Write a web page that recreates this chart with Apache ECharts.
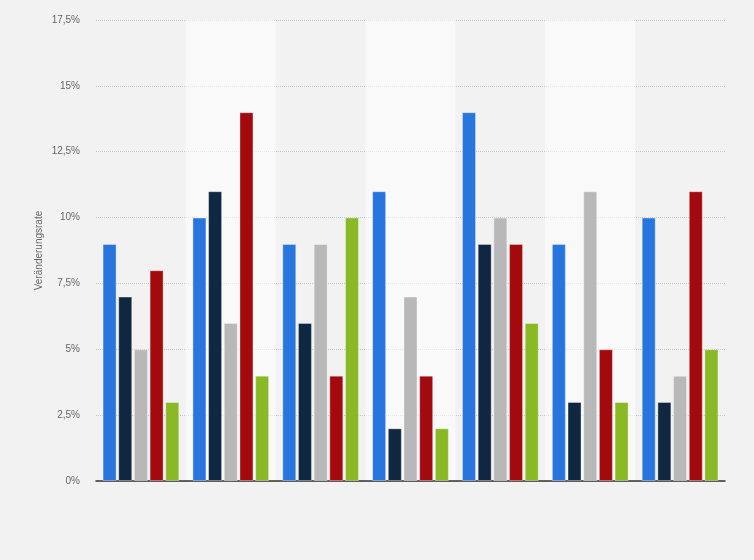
<!DOCTYPE html>
<html lang="de">
<head>
    <meta charset="UTF-8">
    <title>Veränderungsrate</title>
    <style>
        html, body { margin: 0; padding: 0; background: #f2f2f2; }
        #main { width: 754px; height: 560px; }
    </style>
    <script src="https://cdn.jsdelivr.net/npm/echarts@6/dist/echarts.min.js"></script>
</head>
<body>
    <div id="main"></div>
    <script>
        // Daten
        var categories = ['Gruppe 1', 'Gruppe 2', 'Gruppe 3', 'Gruppe 4', 'Gruppe 5', 'Gruppe 6', 'Gruppe 7'];
        var seriesNames = ['Reihe 1', 'Reihe 2', 'Reihe 3', 'Reihe 4', 'Reihe 5'];
        var serie1 = [9, 10, 9, 11, 14, 9, 10];
        var serie2 = [7, 11, 6, 2, 9, 3, 3];
        var serie3 = [5, 6, 9, 7, 10, 11, 4];
        var serie4 = [8, 14, 4, 4, 9, 5, 11];
        var serie5 = [3, 4, 10, 2, 6, 3, 5];
        var colors = ['#2876dd', '#0f2741', '#b8b8b8', '#a30a0e', '#89b924'];

        var chart = echarts.init(document.getElementById('main'));

        var allValues = [serie1, serie2, serie3, serie4, serie5];
        var series = allValues.map(function (vals, i) {
            return {
                name: seriesNames[i],
                type: 'bar',
                data: vals,
                barWidth: 14,
                barGap: '12%',
                itemStyle: {
                    color: colors[i],
                    borderColor: 'rgba(255,255,255,0.35)',
                    borderWidth: 1
                }
            };
        });

        var option = {
            backgroundColor: '#f2f2f2',
            animation: false,
            grid: { left: 96, right: 29, top: 20, bottom: 79 },
            xAxis: {
                type: 'category',
                data: categories,
                axisLine: { lineStyle: { color: '#333', width: 1.5 } },
                axisTick: { show: false },
                axisLabel: { show: false },
                splitArea: {
                    show: true,
                    areaStyle: { color: ['rgba(255,255,255,0)', 'rgba(255,255,255,0.55)'] }
                }
            },
            yAxis: {
                type: 'value',
                min: 0,
                max: 17.5,
                interval: 2.5,
                name: 'Veränderungsrate',
                nameLocation: 'middle',
                nameGap: 52,
                nameMoveOverlap: false,
                nameTextStyle: { color: '#666', fontSize: 10, fontFamily: 'Arial, Liberation Sans' },
                axisLine: { show: false },
                axisTick: { show: false },
                axisLabel: {
                    color: '#666',
                    fontSize: 10,
                    fontFamily: 'Arial, Liberation Sans',
                    margin: 16,
                    formatter: function (v) { return String(v).replace('.', ',') + '%'; }
                },
                splitLine: { lineStyle: { color: '#c8c8c8', type: 'dotted' } }
            },
            series: series
        };

        chart.setOption(option);
    </script>
</body>
</html>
○ ○ ○ ○ ○
• Task objective: Omit the pictures and output all of the other material exactly.

• Finished exercise:
Write a web page that recreates this chart with Apache ECharts.
<!DOCTYPE html>
<html lang="de">
<head>
    <meta charset="UTF-8">
    <title>Veränderungsrate</title>
    <style>
        html, body { margin: 0; padding: 0; background: #f2f2f2; }
        #main { width: 754px; height: 560px; }
    </style>
    <script src="https://cdn.jsdelivr.net/npm/echarts@6/dist/echarts.min.js"></script>
</head>
<body>
    <div id="main"></div>
    <script>
        // Daten
        var categories = ['Gruppe 1', 'Gruppe 2', 'Gruppe 3', 'Gruppe 4', 'Gruppe 5', 'Gruppe 6', 'Gruppe 7'];
        var seriesNames = ['Reihe 1', 'Reihe 2', 'Reihe 3', 'Reihe 4', 'Reihe 5'];
        var serie1 = [9, 10, 9, 11, 14, 9, 10];
        var serie2 = [7, 11, 6, 2, 9, 3, 3];
        var serie3 = [5, 6, 9, 7, 10, 11, 4];
        var serie4 = [8, 14, 4, 4, 9, 5, 11];
        var serie5 = [3, 4, 10, 2, 6, 3, 5];
        var colors = ['#2876dd', '#0f2741', '#b8b8b8', '#a30a0e', '#89b924'];

        var chart = echarts.init(document.getElementById('main'));

        var allValues = [serie1, serie2, serie3, serie4, serie5];
        var series = allValues.map(function (vals, i) {
            return {
                name: seriesNames[i],
                type: 'bar',
                data: vals,
                barWidth: 14,
                barGap: '12%',
                itemStyle: {
                    color: colors[i],
                    borderColor: 'rgba(255,255,255,0.35)',
                    borderWidth: 1
                }
            };
        });

        var option = {
            backgroundColor: '#f2f2f2',
            animation: false,
            grid: { left: 96, right: 29, top: 20, bottom: 79 },
            xAxis: {
                type: 'category',
                data: categories,
                axisLine: { lineStyle: { color: '#333', width: 1.5 } },
                axisTick: { show: false },
                axisLabel: { show: false },
                splitArea: {
                    show: true,
                    areaStyle: { color: ['rgba(255,255,255,0)', 'rgba(255,255,255,0.55)'] }
                }
            },
            yAxis: {
                type: 'value',
                min: 0,
                max: 17.5,
                interval: 2.5,
                name: 'Veränderungsrate',
                nameLocation: 'middle',
                nameGap: 52,
                nameMoveOverlap: false,
                nameTextStyle: { color: '#666', fontSize: 10, fontFamily: 'Arial, Liberation Sans' },
                axisLine: { show: false },
                axisTick: { show: false },
                axisLabel: {
                    color: '#666',
                    fontSize: 10,
                    fontFamily: 'Arial, Liberation Sans',
                    margin: 16,
                    formatter: function (v) { return String(v).replace('.', ',') + '%'; }
                },
                splitLine: { lineStyle: { color: '#c8c8c8', type: 'dotted' } }
            },
            series: series
        };

        chart.setOption(option);
    </script>
</body>
</html>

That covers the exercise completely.